• [STATED GOAL]:
Count the lines in the entries below that include the word "this". Give nothing but the number.

• [INFORMATION SUPPLIED]:
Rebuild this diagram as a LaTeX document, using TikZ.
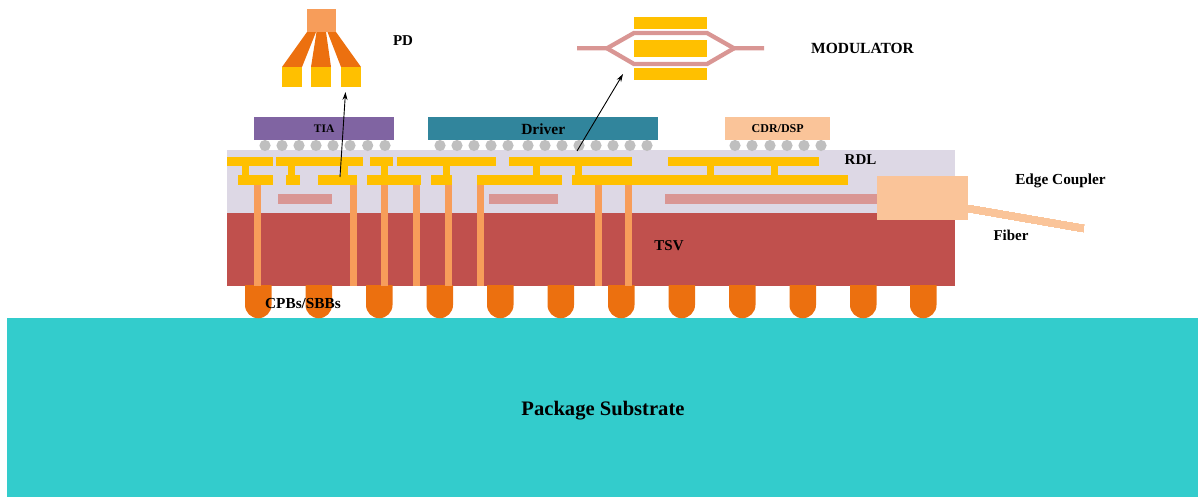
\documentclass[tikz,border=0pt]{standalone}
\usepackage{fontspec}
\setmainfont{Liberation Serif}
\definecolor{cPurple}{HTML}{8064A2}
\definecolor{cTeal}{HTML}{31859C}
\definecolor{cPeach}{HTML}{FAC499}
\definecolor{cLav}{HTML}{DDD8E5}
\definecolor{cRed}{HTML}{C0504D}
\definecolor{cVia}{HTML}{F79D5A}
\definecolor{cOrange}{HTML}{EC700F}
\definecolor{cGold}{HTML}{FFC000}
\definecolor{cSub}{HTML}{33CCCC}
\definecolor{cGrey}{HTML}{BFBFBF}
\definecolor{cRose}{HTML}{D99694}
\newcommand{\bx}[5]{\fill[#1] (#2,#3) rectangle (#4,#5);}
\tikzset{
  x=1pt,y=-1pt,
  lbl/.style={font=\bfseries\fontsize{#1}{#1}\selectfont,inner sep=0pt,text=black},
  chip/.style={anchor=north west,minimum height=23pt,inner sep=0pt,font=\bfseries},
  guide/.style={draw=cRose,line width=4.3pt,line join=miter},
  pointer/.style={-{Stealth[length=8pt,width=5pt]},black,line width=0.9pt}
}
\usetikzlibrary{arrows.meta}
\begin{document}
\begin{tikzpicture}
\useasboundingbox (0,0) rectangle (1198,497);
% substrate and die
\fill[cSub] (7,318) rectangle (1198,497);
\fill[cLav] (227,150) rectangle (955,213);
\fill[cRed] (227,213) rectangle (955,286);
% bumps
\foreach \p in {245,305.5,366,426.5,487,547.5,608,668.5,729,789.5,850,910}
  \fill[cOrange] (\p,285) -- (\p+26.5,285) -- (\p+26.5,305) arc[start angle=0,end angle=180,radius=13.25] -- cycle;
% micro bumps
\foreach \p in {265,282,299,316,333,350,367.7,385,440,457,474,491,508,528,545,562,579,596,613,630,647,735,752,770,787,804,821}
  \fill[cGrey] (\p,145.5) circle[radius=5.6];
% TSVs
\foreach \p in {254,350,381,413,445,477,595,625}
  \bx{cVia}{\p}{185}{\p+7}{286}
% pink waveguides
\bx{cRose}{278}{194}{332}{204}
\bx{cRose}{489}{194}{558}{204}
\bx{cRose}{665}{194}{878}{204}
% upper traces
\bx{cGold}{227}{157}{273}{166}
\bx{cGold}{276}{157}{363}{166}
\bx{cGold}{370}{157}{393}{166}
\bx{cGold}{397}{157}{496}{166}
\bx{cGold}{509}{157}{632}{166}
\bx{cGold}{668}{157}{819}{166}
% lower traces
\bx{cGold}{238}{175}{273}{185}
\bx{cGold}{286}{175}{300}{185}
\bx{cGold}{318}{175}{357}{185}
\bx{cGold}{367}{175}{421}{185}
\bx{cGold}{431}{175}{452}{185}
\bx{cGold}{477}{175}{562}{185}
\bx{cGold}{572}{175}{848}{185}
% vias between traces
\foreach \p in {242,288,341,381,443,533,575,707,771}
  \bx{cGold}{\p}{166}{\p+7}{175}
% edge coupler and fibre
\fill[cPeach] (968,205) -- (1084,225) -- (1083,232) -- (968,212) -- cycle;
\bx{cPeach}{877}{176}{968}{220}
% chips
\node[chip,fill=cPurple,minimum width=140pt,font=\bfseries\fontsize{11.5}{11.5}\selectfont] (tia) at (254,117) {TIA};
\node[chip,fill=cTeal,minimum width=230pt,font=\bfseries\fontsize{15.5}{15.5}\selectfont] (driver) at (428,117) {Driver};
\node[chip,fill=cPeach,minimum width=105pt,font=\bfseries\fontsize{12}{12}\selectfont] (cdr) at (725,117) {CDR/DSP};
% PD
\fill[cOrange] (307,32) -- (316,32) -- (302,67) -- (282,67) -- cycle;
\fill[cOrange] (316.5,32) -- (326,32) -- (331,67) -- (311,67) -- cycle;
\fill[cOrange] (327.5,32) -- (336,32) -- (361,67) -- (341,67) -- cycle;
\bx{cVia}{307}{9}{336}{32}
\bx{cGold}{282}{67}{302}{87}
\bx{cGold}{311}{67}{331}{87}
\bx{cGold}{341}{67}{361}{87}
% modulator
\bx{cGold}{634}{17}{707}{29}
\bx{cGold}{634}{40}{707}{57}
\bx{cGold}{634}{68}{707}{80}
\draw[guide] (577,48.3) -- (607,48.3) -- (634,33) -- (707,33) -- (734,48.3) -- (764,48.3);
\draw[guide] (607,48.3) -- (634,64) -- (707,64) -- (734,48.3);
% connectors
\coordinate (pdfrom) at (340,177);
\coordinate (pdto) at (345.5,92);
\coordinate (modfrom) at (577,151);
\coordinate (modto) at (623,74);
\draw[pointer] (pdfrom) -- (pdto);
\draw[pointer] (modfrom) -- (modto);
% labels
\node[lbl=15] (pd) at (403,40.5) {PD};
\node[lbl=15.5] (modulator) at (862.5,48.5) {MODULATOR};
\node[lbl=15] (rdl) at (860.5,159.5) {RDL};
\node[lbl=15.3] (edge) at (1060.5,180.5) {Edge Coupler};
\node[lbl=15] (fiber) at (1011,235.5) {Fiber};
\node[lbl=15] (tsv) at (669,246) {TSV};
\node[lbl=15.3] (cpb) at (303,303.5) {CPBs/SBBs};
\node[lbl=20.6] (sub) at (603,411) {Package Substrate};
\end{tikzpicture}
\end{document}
...
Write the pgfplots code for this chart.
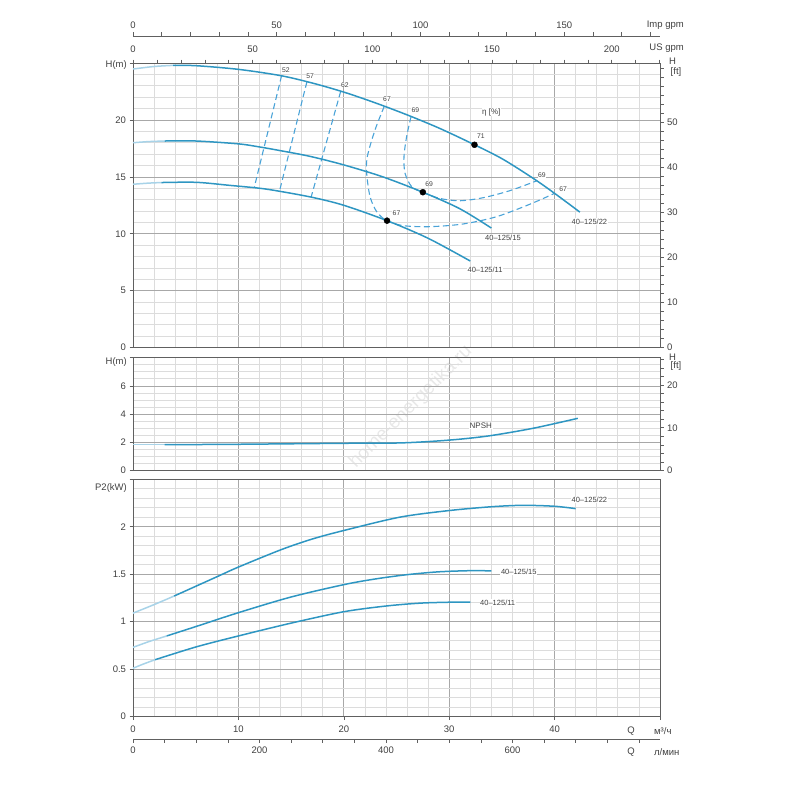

• [FULL RESPONSE]:
2